Что, если средство не подействует? Или произойдет худшее — оно вызовет такое сильное кровотечение, что я умру. Это могло погубить его карьеру, всю жизнь. Я отправила его на футбол. Он сделал вид, что не хочет идти, но я настояла. В конце концов он обрадовался моей настойчивости и ушел.
Боль появилась перед самым началом игры. Я слышала музыку, крики; к стадиону, сигналя, съезжались автомобили. Я решила, что коль скоро боли начались, все быстро завершится. Однако я ошиблась. Боль не проходила. Она постепенно усиливалась. Из окна доносились радостные возгласы, взрывы ликования.

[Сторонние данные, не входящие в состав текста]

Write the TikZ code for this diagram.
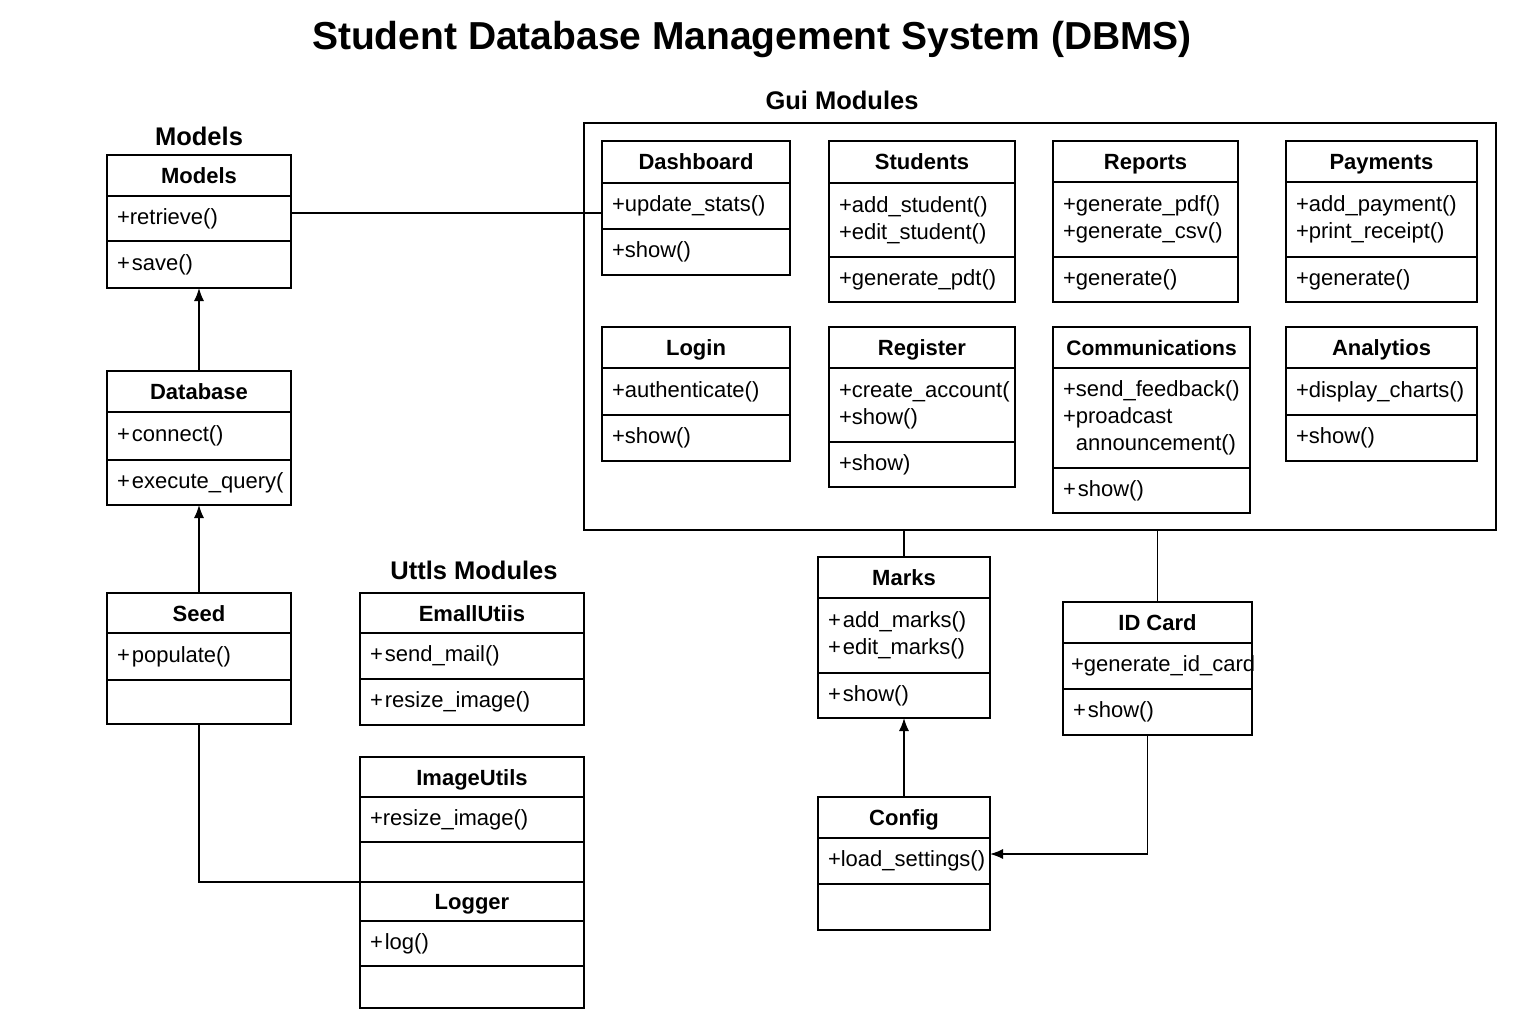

Через некоторое время я спросила себя: «Почему он не здесь? Он должен был остаться, что бы я ни говорила». Когда боль усилилась, я сказала себе: «Этот goy! Вот почему он ушел! Он — goy, и ему нет дела до моих страданий!» Меня охватила ненависть к нему. Я забыла о том, что он испугался не меньше моего, что он хотел остаться, что сама отправила его. Я ненавидела Джона. Обвиняла его в том, что он — goy.
Затем это началось. Кровотечение. Я думала, что обрадуюсь, увидев кровь, но она испугала меня. Я подумала, что умру.

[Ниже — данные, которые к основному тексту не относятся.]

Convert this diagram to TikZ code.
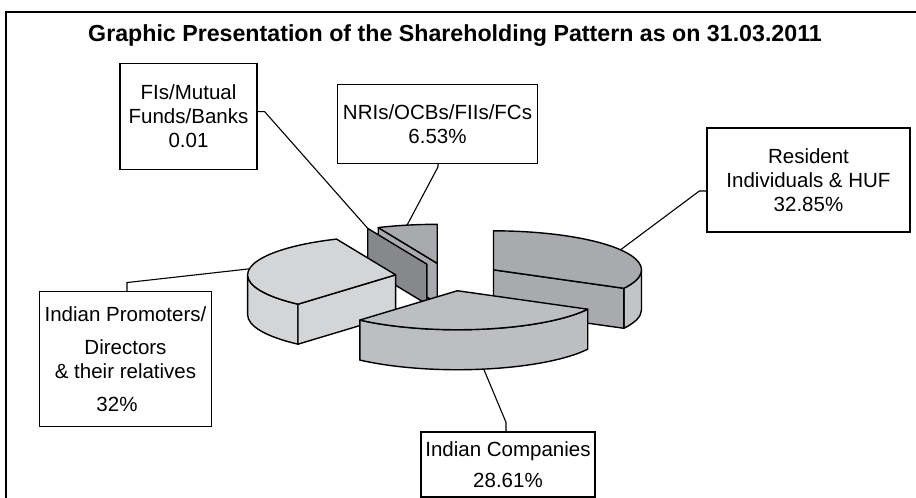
\documentclass[tikz,border=0pt]{standalone}
\usepackage{fontspec}
\setmainfont{Liberation Sans}
\usetikzlibrary{calc}

\definecolor{sliceA}{HTML}{D4D5D7}
\definecolor{sliceB}{HTML}{BDBEC1}
\definecolor{sliceC}{HTML}{A9AAAD}
\definecolor{rimC}{HTML}{C3C4C6}
\definecolor{sliceD}{HTML}{A9AAAD}
\definecolor{sliceE}{HTML}{87888B}

\tikzset{
  lbl/.style={draw, line width=1.3pt, align=center, inner sep=0pt,
    font=\fontsize{20.5}{#1}\selectfont},
  lbl/.default=24,
  lead/.style={line width=1.1pt},
  facet/.style={draw, line width=1.4pt, line join=round},
  rim/.style={x radius=148pt, y radius=39pt},
}

\begin{document}
\begin{tikzpicture}[x=1pt,y=1pt]
  \useasboundingbox (0,0) rectangle (916,498);
  \draw[line width=1.2pt] (6,0) -- (6,486) -- (916,486);
  \node[font=\fontsize{23.2}{26}\selectfont\bfseries] (title) at (455,462)
    {Graphic Presentation of the Shareholding Pattern as on 31.03.2011};

  % exploded pie, apex of each slice moved out along its middle angle
  \coordinate (ctr) at (448,221);
  \coordinate (pD) at ($(ctr)+(101.75:53pt and 13.97pt)$);
  \coordinate (pE) at ($(ctr)+(113.52:53pt and 13.97pt)$);
  \coordinate (pA) at ($(ctr)+(171.14:53pt and 13.97pt)$);
  \coordinate (pC) at ($(ctr)+(30.87:53pt and 13.97pt)$);
  \coordinate (pB) at ($(ctr)+(-79.76:53pt and 13.97pt)$);

  % NRIs
  \draw[facet, fill=sliceD] (pD) -- ++(113.5:148pt and 39pt) -- ++(0,-40)
    -- ($(pD)+(0,-40)$) -- cycle;
  \draw[facet] ($(pD)+(0,39)$) -- ($(pD)+(0,-40)$);
  \draw[facet, fill=sliceD] (pD) -- ++(90:148pt and 39pt)
    arc[rim, start angle=90, end angle=113.5] -- cycle;
  % FIs
  \draw[facet, fill=sliceE] (pE) -- ++(113.52:148pt and 39pt) -- ++(0,-40)
    -- ($(pE)+(0,-40)$) -- cycle;
  % Indian Promoters
  \draw[facet, fill=sliceA] (pA) ++(180:148pt and 39pt)
    arc[rim, start angle=180, end angle=228.74] -- ++(0,-40)
    arc[rim, start angle=228.74, end angle=180] -- cycle;
  \draw[facet, fill=sliceA] (pA) -- ++(228.74:148pt and 39pt) -- ++(0,-40)
    -- ($(pA)+(0,-40)$) -- cycle;
  \draw[facet, fill=sliceA] (pA) -- ++(113.54:148pt and 39pt)
    arc[rim, start angle=113.54, end angle=228.74] -- cycle;
  % Resident
  \draw[facet, fill=rimC] (pC) ++(-28.26:148pt and 39pt)
    arc[rim, start angle=-28.26, end angle=0] -- ++(0,-40)
    arc[rim, start angle=0, end angle=-28.26] -- cycle;
  \draw[facet, fill=sliceC] (pC) -- ++(-28.26:148pt and 39pt) -- ++(0,-40)
    -- ($(pC)+(0,-40)$) -- cycle;
  \draw[facet, fill=sliceC] (pC) -- ++(-28.26:148pt and 39pt)
    arc[rim, start angle=-28.26, end angle=90] -- cycle;
  % Indian Companies
  \draw[facet, fill=sliceB] (pB) ++(-131.26:148pt and 39pt)
    arc[rim, start angle=-131.26, end angle=-28.26] -- ++(0,-40)
    arc[rim, start angle=-28.26, end angle=-131.26] -- cycle;
  \draw[facet, fill=sliceB] (pB) -- ++(-131.26:148pt and 39pt)
    arc[rim, start angle=-131.26, end angle=-28.26] -- cycle;

  \coordinate (eD) at ($(pD)+(101.75:148pt and 39pt)$);
  \coordinate (eE) at ($(pE)+(113.52:148pt and 39pt)$);
  \coordinate (eA) at ($(pA)+(171.14:148pt and 39pt)$);
  \coordinate (eC) at ($(pC)+(30.87:148pt and 39pt)$);
  \coordinate (eB) at ($(pB)+(-79.76:148pt and 39pt)+(0,-40)$);

  \node[lbl, minimum width=137pt, minimum height=106pt] (fis) at (188.5,381.7)
    {FIs/Mutual\\Funds/Banks\\0.01};
  \node[lbl, minimum width=200pt, minimum height=79pt] (nri) at (437.5,374.2)
    {NRIs/OCBs/FIIs/FCs\\6.53\%};
  \node[lbl, minimum width=203pt, minimum height=104pt] (res) at (808.5,318)
    {Resident\\Individuals \& HUF\\32.85\%};
  \node[lbl, minimum width=172pt, minimum height=135pt] (prom) at (125.5,138.8)
    {Indian Promoters/\\[9pt]Directors\\\& their relatives\\[9pt]32\%\hspace*{17pt}};
  \node[lbl=31, minimum width=174pt, minimum height=65pt] (comp) at (508,33.5)
    {Indian Companies\\28.61\%};

  \draw[lead] ([yshift=4.6pt]fis.east) -- ++(7,0) -- (eE);
  \draw[lead] ([xshift=0.5pt]nri.south) -- ++(0,-3) -- (eD);
  \draw[lead] ([yshift=-11pt]res.west) -- ++(-7,0) -- (eC);
  \draw[lead] ([xshift=1.5pt]prom.north) -- ++(0,8.5) -- (eA);
  \draw[lead] ([xshift=-2pt]comp.north) -- ++(0,9) -- (eB);
\end{tikzpicture}
\end{document}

Зажав полотенце между ног, чтобы остановить кровь, я легла в ванной на пол; я боялась смерти и звала ее. В дверь постучали. Кто-то произнес мое имя. Я решила, что это Джон. «Он вернулся! Вернулся!» — подумала я. Значит, он не такой уж и goy. Но дверь была заперта изнутри. Я собралась с силами и подошла к двери, чтобы открыть ее. Там стоял не Джон, а мой отец.
Меня охватил стыд, но я испытала облегчение. Закричала: «Папа!» Больше я могла ничего не говорить. Он знал. Знал все. Он набросил мне на плечи свое пальто и повел по лестнице вниз к машине. Отвез меня к врачу, который был его другом. Там доделали то, что не успела сделать спорынья. Через несколько часов боль и опасность исчезли. Все время папа находился рядом со мной.

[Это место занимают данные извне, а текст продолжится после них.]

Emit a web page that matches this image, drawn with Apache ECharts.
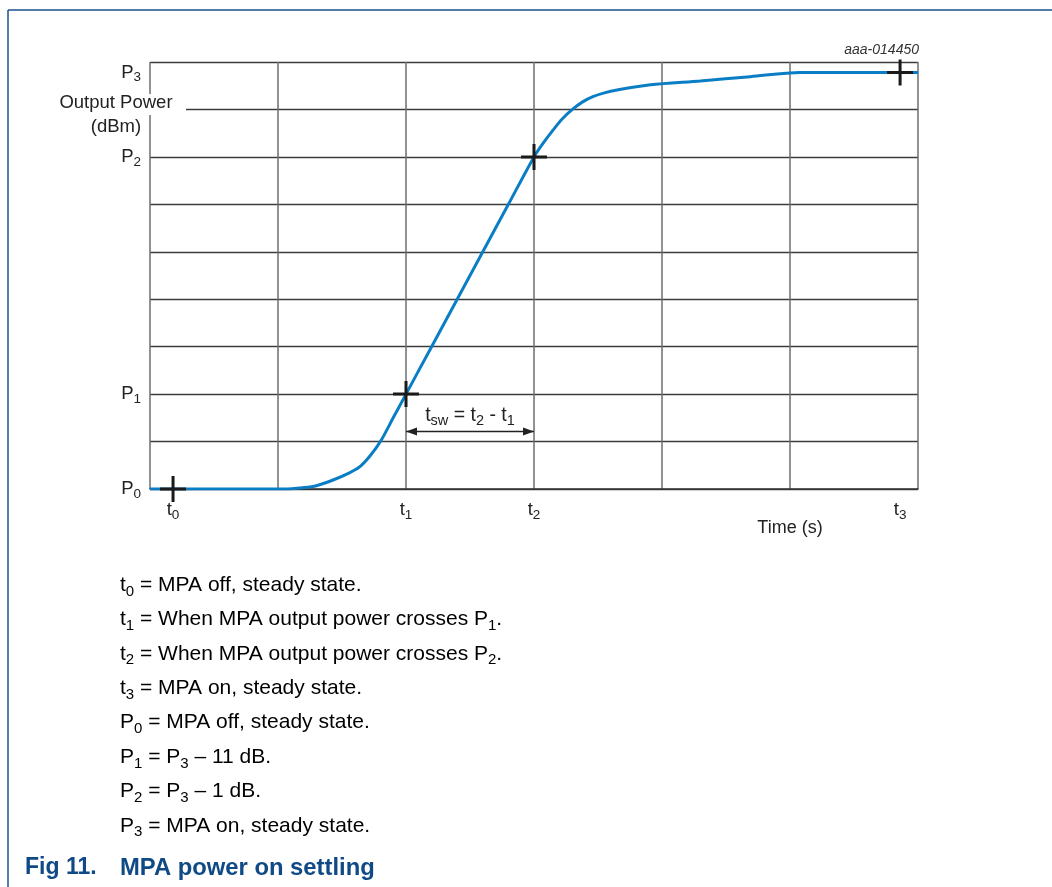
<!DOCTYPE html>
<html>
<head>
<meta charset="utf-8">
<script src="https://cdn.jsdelivr.net/npm/echarts@6/dist/echarts.min.js"></script>
<style>
html,body{margin:0;padding:0;background:#fff;}
#chart{width:1052px;height:887px;}
</style>
</head>
<body>
<div id="chart"></div>
<script>
// Curve (x in grid columns, y in grid rows)
const timeX  = [0, 1.05, 1.20, 1.30, 1.43, 1.55, 1.64, 1.72, 1.80, 1.90, 2.00, 2.20, 2.40, 2.60, 2.80, 3.00, 3.08, 3.15, 3.22, 3.30, 3.38, 3.46, 3.55, 3.65, 3.91, 4.30, 4.69, 5.08, 6.00];
const powerY = [0, 0.00, 0.03, 0.07, 0.19, 0.33, 0.47, 0.70, 1.00, 1.50, 2.00, 3.00, 4.00, 5.00, 6.00, 7.00, 7.32, 7.57, 7.80, 8.00, 8.16, 8.27, 8.35, 8.41, 8.52, 8.60, 8.69, 8.78, 8.78];
// Marked points t0..t3 / P0..P3
const markerX = [0.18, 2, 3, 5.86];
const markerY = [0, 2, 7, 8.78];
// Tick labels
const xTickVals = [0.18, 2, 3, 5.86];
const xTickSubs = ['0', '1', '2', '3'];
const yTickVals = [0, 2, 7, 8.78];
const yTickSubs = ['0', '1', '2', '3'];
// tsw arrow
const arrowX = [2, 3];
const arrowY = 1.21;
// Notes
const notes = [
  ['t', '0', ' = MPA off, steady state.'],
  ['t', '1', ' = When MPA output power crosses P', '1', '.'],
  ['t', '2', ' = When MPA output power crosses P', '2', '.'],
  ['t', '3', ' = MPA on, steady state.'],
  ['P', '0', ' = MPA off, steady state.'],
  ['P', '1', ' = P', '3', ' \u2013 11 dB.'],
  ['P', '2', ' = P', '3', ' \u2013 1 dB.'],
  ['P', '3', ' = MPA on, steady state.']
];

const FONT = "'Liberation Sans', Arial, Helvetica, sans-serif";
const richSub = {
  m: {fontSize: 18.5, fontFamily: FONT, color: '#222', lineHeight: 24, verticalAlign: 'middle'},
  s: {fontSize: 13.5, fontFamily: FONT, color: '#222', lineHeight: 13, verticalAlign: 'bottom'}
};
const richNote = {
  m: {fontSize: 21, fontFamily: FONT, color: '#222', lineHeight: 28, verticalAlign: 'middle'},
  s: {fontSize: 15, fontFamily: FONT, color: '#222', lineHeight: 15, verticalAlign: 'bottom'}
};
const richTsw = {
  m: {fontSize: 19.5, fontFamily: FONT, color: '#222', lineHeight: 25, verticalAlign: 'middle'},
  s: {fontSize: 14.5, fontFamily: FONT, color: '#222', lineHeight: 14, verticalAlign: 'bottom'}
};
function findIdx(vals, v) {
  for (let i = 0; i < vals.length; i++) if (Math.abs(vals[i] - v) < 1e-6) return i;
  return -1;
}
function noteRich(parts) {
  let s = '';
  parts.forEach((p, i) => { s += (i % 2 === 0 ? '{m|' : '{s|') + p + '}'; });
  return s;
}

const chart = echarts.init(document.getElementById('chart'), null, {renderer: 'canvas'});

const graphics = [
  {type: 'line', z: 100, shape: {x1: 8, y1: 10, x2: 1052, y2: 10}, style: {stroke: '#1d4f8b', lineWidth: 1.5}},
  {type: 'line', z: 100, shape: {x1: 8, y1: 10, x2: 8, y2: 887}, style: {stroke: '#1d4f8b', lineWidth: 1.5}},
  {type: 'rect', z: 100, shape: {x: 55, y: 94, width: 131, height: 21}, style: {fill: '#fff'}},
  {type: 'text', z: 101, style: {text: 'Output Power', x: 116, y: 103, textAlign: 'center', textVerticalAlign: 'middle', font: '18.5px ' + FONT, fill: '#222'}},
  {type: 'text', z: 101, style: {text: '(dBm)', x: 116, y: 127, textAlign: 'center', textVerticalAlign: 'middle', font: '18.5px ' + FONT, fill: '#222'}},
  {type: 'text', z: 101, style: {text: 'Time (s)', x: 790, y: 528, textAlign: 'center', textVerticalAlign: 'middle', font: '18px ' + FONT, fill: '#222'}},
  {type: 'text', z: 101, style: {text: 'aaa-014450', x: 919, y: 50, textAlign: 'right', textVerticalAlign: 'middle', font: 'italic 14px ' + FONT, fill: '#333'}},
  {type: 'text', z: 101, style: {text: 'Fig 11.', x: 25, y: 868, textAlign: 'left', textVerticalAlign: 'middle', font: 'bold 23px ' + FONT, fill: '#0f4a86'}},
  {type: 'text', z: 101, style: {text: 'MPA power on settling', x: 120, y: 868, textAlign: 'left', textVerticalAlign: 'middle', font: 'bold 23.8px ' + FONT, fill: '#0f4a86'}}
];
notes.forEach((parts, i) => {
  graphics.push({type: 'text', z: 101, x: 120, y: 585 + i * 34.4, style: {text: noteRich(parts), rich: richNote, textAlign: 'left', textVerticalAlign: 'middle'}});
});

const option = {
  animation: false,
  backgroundColor: '#fff',
  grid: {left: 150, top: 62, width: 768, height: 427, containLabel: false},
  xAxis: {
    type: 'value', min: 0, max: 6, interval: 1,
    axisLine: {show: true, onZero: false, lineStyle: {color: '#333', width: 1.5}},
    axisTick: {show: false},
    splitLine: {show: true, lineStyle: {color: '#6e6e6e', width: 1.5}},
    axisLabel: {
      customValues: xTickVals, margin: 9, showMinLabel: true, showMaxLabel: true,
      formatter: v => { const i = findIdx(xTickVals, v); return i < 0 ? '' : '{m|t}{s|' + xTickSubs[i] + '}'; },
      rich: richSub
    }
  },
  yAxis: {
    type: 'value', min: 0, max: 9, interval: 1,
    axisLine: {show: false},
    axisTick: {show: false},
    splitLine: {show: true, lineStyle: {color: '#3c3c3c', width: 1.3}},
    axisLabel: {
      customValues: yTickVals, margin: 9, showMinLabel: true, showMaxLabel: true,
      formatter: v => { const i = findIdx(yTickVals, v); return i < 0 ? '' : '{m|P}{s|' + yTickSubs[i] + '}'; },
      rich: richSub
    }
  },
  series: [
    {
      type: 'line', smooth: 0.3, showSymbol: false, z: 3,
      data: timeX.map((x, i) => [x, powerY[i]]),
      lineStyle: {color: '#0a7ec4', width: 3},
      markLine: {
        silent: true, symbol: ['triangle', 'triangle'], symbolSize: [8, 11],
        symbolOffset: [[0, 5.5], [0, 5.5]],
        lineStyle: {color: '#222', width: 1.3, type: 'solid'},
        label: {show: true, position: 'middle', distance: 3, formatter: '{m|t}{s|sw}{m| = t}{s|2}{m| - t}{s|1}', rich: richTsw},
        data: [[{coord: [arrowX[0], arrowY]}, {coord: [arrowX[1], arrowY]}]]
      }
    },
    {
      type: 'scatter', z: 5,
      data: markerX.map((x, i) => [x, markerY[i]]),
      symbol: 'path://M0,11.5H26V14.5H0Z M11.5,0H14.5V26H11.5Z',
      symbolSize: 26,
      itemStyle: {color: '#1a1a1a', opacity: 1}
    }
  ],
  graphic: graphics
};
chart.setOption(option);
</script>
</body>
</html>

Днем в воскресенье ему разрешили забрать меня домой. В машине он не обмолвился о случившемся. Он не был рассерженным, враждебным. Он молча управлял автомобилем. Иногда убирал руку с руля и похлопывал ею по моей руке. Лишь когда мы свернули на нашу улицу, он произнес: «Мы ничего не скажем маме».
Шарлен помолчала.
— Я не могу снова причинить человеку такую боль, даже если бы он не был моим отцом.
Джеф крепко сжал ее руку.
— У нас такого не случится.
— Это было бы хуже, — сказала она. — Выйти замуж за обыкновенного goy — это уже достаточно плохо. Но за знаменитость?
— Мне нужна такая женщина, как ты. Способная любить меня. Нуждающаяся во мне. Я тебе нужен. Я вижу это.
Слезы в ее глазах подтвердили его правоту.
— Что ты скажешь?
Она печально покачала головой.
— Как ты поступишь?
— Думаю, появится какой-нибудь симпатичный еврейский врач или юрист, который сам будет преуспевать к тому времени, когда он женится на дочери Мо Рашбаума.
— И это на всю жизнь?
— Многие не имеют и этого. Я получу дом, мужа.
— А дети? — спросил Джеф.
— Мы возьмем малыша из приюта, — тихо ответила она. — Это доктор не смог исправить.
Он взял ее за руку, привлек к себе.
— Такая красивая девушка, как ты, должна иметь дочерей, много дочерей.
— У меня их не будет, — грустно сказала она.
Он обнял ее, но она освободилась и сказала:
— Тебе следует вернуться. Уже время обеда.
Он понял, что спорить бесполезно.
— Завтра?
— Я должна проявить твердость и отказаться от тебя. Но хорошо — завтра. И каждый день, пока ты здесь.
Он даже в темноте увидел улыбку на ее лице.
— Теперь ты знаешь — когда я влюбляюсь, я становлюсь беззащитной.
Джеф поцеловал Шарлен. Уходя, он снова почувствовал, что она нужна ему.
Оставшись одна, Шарлен опустилась на большую кровать, на которой они занимались любовью, и заплакала. Она не пошла обедать, не попросила принести еду в коттедж. Она просто сидела в темноте и плакала. Потом она заснула, не раскрывая постель.
Это продолжалось шесть дней. Они играли в теннис. Потом расходились в разные стороны, чтобы встретиться в коттедже.
Он не уставал от Шарлен, что говорило ему о многом. Прежде все его бурные романы быстро теряли яркость. Но каждое свидание с Шарлен становилось новым приключением. Джеф начал появляться в клубе все раньше и раньше.